Look through the entries below and report how many lines hold the string "chart". Only the number is wanted.
::::
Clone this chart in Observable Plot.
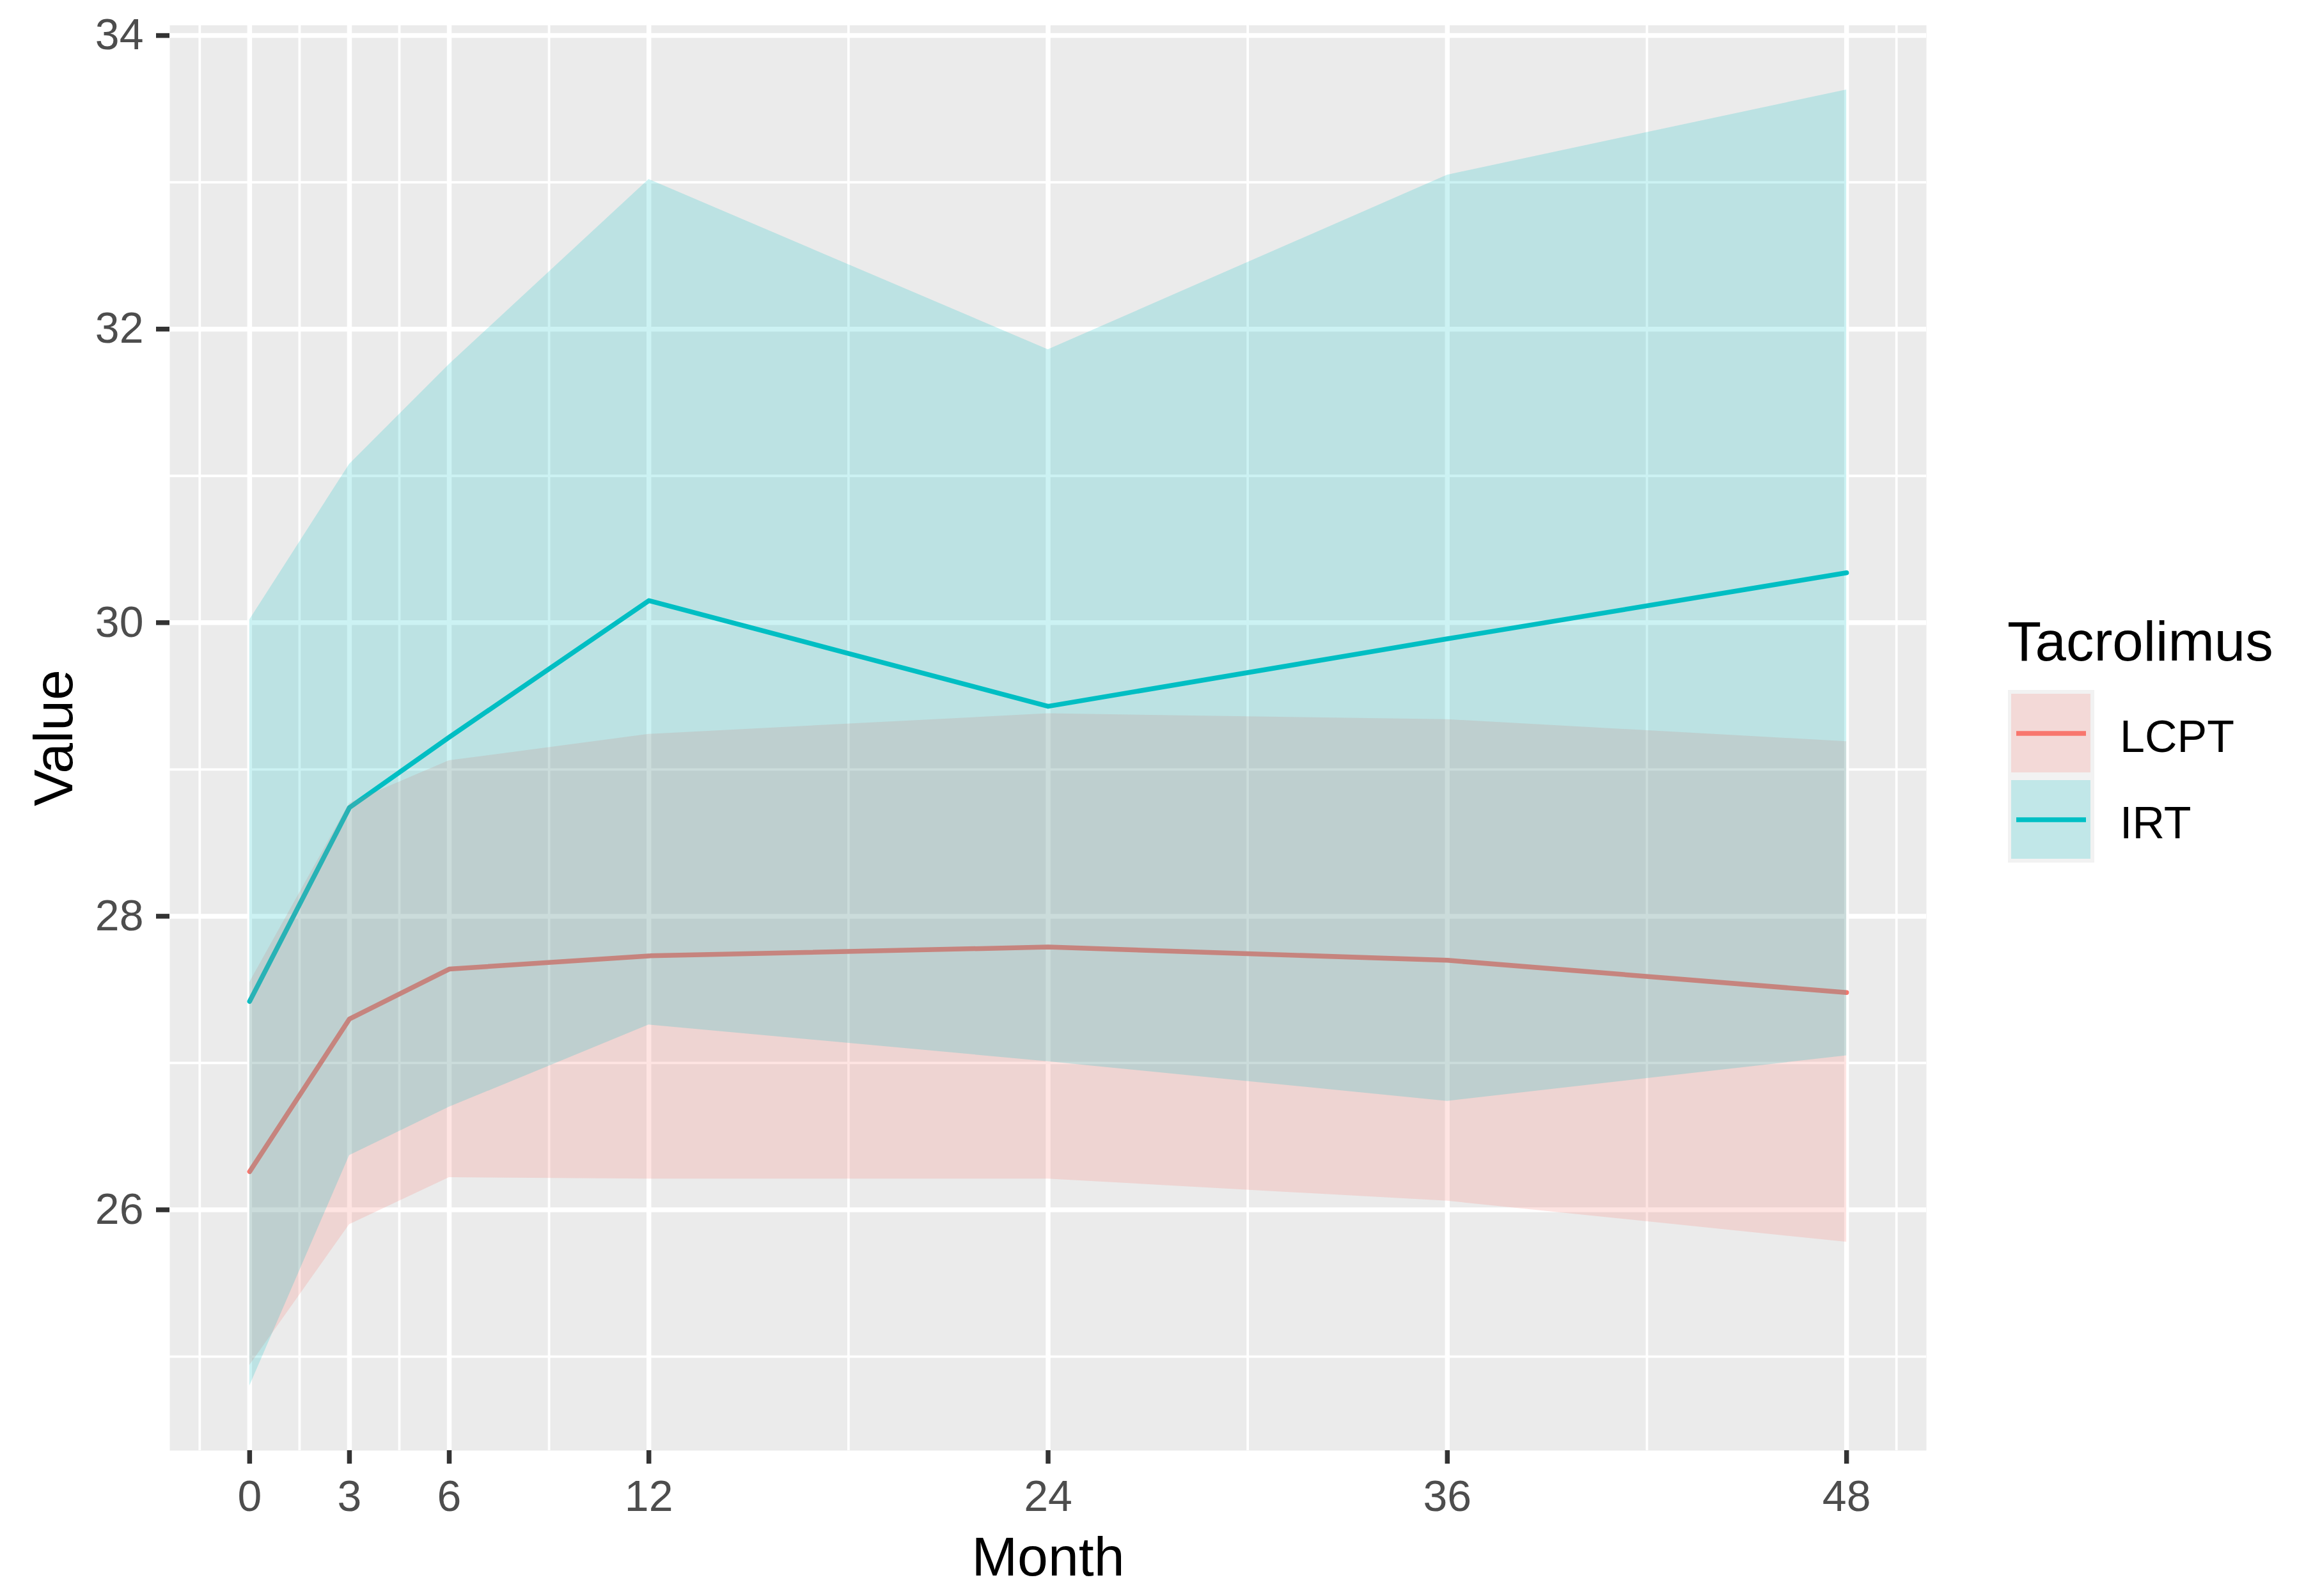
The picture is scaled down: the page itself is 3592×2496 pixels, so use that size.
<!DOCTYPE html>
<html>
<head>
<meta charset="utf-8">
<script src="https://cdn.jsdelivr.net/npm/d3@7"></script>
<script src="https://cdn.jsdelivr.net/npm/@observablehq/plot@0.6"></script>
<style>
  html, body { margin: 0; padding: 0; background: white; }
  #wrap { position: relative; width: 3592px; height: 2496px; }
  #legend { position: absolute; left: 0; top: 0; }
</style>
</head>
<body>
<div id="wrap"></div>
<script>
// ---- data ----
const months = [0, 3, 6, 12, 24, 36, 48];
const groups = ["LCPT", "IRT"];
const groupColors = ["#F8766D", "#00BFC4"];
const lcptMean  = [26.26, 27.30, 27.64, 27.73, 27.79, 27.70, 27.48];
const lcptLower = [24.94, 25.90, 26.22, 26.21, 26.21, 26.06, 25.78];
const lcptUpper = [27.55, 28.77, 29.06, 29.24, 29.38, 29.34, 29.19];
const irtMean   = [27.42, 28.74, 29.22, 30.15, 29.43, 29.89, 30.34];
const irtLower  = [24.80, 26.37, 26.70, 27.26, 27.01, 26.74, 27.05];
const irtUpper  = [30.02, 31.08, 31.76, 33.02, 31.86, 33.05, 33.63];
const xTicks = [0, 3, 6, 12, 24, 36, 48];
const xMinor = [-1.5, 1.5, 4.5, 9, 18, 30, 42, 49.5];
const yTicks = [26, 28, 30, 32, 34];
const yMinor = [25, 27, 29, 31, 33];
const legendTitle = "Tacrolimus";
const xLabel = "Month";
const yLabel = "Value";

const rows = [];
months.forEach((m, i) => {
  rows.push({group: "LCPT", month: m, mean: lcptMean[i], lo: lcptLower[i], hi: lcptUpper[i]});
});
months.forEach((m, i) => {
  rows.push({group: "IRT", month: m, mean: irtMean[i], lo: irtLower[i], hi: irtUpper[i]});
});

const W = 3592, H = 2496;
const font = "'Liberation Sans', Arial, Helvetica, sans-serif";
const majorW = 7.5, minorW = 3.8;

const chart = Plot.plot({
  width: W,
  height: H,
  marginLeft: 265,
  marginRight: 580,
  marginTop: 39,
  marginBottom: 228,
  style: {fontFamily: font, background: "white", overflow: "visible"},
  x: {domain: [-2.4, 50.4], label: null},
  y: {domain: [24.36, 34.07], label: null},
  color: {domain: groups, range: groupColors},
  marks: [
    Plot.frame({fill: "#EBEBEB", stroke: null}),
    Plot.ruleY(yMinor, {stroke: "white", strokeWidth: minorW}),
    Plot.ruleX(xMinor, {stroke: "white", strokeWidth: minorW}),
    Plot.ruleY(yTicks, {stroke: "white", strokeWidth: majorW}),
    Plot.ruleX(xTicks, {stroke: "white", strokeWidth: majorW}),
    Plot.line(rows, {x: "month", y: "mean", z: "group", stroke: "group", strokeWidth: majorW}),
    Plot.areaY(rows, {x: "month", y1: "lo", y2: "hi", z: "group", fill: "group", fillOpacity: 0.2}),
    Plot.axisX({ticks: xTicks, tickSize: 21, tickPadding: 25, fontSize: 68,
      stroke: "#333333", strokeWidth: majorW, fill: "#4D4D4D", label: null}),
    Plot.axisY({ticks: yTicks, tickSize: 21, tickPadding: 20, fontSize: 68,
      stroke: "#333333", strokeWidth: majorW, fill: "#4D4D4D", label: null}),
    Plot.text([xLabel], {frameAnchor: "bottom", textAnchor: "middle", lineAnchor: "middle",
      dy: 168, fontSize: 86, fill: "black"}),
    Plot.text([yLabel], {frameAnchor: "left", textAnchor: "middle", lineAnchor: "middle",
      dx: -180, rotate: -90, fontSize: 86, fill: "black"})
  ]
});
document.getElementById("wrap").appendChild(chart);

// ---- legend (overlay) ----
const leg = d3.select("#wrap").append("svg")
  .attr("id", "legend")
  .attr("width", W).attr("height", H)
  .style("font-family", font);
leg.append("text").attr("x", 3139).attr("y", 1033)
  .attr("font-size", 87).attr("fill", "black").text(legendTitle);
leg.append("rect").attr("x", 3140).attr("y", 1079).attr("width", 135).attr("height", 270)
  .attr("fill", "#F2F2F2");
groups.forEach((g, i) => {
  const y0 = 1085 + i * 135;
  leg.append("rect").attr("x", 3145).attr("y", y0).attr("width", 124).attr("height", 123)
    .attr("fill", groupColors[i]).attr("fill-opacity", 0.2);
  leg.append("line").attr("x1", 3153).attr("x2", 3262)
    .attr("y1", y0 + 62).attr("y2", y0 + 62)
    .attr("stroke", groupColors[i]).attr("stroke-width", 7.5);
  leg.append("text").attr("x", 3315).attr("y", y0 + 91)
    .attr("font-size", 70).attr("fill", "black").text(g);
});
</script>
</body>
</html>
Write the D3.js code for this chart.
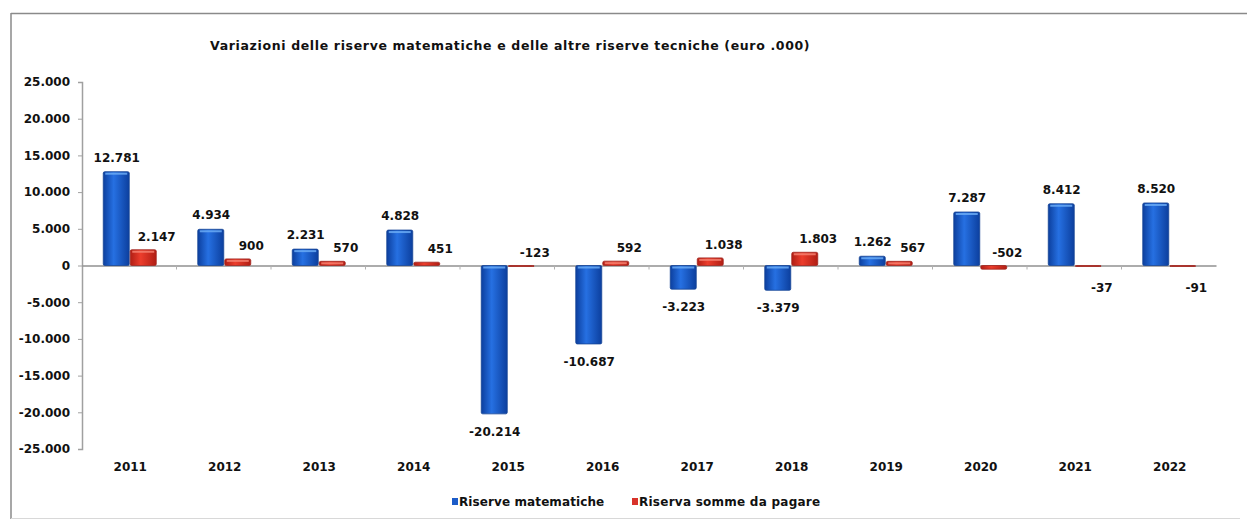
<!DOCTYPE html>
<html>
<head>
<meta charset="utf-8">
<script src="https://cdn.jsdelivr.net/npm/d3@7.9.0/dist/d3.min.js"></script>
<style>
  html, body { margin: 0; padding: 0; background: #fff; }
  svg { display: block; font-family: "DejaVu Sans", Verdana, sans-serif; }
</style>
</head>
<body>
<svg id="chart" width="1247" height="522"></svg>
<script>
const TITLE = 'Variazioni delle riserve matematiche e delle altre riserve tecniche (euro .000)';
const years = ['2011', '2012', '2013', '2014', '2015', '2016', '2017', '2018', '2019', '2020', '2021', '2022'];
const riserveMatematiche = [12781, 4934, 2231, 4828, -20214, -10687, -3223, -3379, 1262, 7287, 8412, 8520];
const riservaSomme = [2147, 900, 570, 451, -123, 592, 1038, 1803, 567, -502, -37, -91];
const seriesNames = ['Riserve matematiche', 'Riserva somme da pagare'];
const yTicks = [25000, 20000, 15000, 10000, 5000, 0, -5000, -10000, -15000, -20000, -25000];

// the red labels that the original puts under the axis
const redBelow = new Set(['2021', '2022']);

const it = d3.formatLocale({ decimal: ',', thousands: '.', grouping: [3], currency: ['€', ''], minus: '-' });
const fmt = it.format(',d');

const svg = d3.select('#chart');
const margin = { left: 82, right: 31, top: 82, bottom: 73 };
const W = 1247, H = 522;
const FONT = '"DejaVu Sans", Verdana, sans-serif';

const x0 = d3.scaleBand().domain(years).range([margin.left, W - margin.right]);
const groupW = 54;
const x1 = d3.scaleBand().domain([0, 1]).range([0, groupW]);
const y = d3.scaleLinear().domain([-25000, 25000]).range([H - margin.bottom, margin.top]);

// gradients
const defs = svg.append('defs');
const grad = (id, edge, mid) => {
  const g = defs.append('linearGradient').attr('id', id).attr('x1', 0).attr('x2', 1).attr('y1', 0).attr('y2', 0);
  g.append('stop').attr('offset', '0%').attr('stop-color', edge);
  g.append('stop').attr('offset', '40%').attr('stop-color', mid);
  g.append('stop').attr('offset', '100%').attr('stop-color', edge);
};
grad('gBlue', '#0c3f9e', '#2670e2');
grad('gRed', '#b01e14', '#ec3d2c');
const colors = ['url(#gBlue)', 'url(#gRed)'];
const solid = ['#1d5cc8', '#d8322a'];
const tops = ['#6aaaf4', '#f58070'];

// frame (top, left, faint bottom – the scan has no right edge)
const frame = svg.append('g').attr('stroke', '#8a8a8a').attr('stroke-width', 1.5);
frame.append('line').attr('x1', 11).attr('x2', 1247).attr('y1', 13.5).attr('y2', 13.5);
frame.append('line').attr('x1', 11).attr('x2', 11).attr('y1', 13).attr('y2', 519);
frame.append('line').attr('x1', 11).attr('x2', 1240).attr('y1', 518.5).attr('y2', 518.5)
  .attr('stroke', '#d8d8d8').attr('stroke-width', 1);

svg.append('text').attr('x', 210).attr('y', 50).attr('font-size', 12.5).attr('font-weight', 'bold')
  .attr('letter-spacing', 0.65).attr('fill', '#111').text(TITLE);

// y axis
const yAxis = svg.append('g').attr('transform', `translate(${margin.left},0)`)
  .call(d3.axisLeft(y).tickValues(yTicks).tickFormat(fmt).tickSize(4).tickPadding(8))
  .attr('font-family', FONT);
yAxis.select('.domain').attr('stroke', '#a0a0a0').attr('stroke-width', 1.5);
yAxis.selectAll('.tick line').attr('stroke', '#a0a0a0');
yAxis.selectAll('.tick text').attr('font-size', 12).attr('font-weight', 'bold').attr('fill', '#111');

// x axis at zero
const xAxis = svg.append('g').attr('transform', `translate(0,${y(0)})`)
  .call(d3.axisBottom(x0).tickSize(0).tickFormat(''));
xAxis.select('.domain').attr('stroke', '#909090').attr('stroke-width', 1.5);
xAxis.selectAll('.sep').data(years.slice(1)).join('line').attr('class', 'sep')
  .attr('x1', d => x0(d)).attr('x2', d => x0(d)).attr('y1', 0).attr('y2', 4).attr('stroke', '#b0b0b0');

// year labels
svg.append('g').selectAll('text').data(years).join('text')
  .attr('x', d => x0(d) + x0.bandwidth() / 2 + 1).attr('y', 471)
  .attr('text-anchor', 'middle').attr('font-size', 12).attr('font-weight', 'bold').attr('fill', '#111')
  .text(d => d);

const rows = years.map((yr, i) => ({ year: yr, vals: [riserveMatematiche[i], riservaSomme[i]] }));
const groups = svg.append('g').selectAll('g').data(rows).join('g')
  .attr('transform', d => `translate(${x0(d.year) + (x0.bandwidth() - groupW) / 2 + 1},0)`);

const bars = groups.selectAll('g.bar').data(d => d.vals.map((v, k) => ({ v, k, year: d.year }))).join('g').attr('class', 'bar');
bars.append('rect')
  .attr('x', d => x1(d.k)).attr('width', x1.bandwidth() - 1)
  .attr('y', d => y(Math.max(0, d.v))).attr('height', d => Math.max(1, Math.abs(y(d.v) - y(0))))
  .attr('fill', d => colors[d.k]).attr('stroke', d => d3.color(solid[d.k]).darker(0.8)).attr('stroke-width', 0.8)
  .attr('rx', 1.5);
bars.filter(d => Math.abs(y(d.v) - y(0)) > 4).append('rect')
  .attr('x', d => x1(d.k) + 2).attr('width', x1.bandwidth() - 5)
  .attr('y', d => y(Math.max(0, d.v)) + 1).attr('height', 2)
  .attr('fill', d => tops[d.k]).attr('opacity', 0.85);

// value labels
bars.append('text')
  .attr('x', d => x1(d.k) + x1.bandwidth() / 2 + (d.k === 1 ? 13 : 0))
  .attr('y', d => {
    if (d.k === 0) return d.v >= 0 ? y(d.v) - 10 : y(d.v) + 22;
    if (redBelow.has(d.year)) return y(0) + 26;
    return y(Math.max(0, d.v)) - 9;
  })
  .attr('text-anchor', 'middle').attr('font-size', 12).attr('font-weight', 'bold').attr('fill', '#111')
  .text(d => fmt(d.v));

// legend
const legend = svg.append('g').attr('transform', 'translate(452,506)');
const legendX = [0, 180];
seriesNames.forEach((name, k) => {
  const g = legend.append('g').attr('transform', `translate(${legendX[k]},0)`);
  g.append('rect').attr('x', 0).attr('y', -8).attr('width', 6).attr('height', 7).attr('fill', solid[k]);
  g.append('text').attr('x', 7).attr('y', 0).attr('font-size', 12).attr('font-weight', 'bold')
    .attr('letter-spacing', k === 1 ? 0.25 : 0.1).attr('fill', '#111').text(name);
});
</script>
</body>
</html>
::::
### Result for this task
6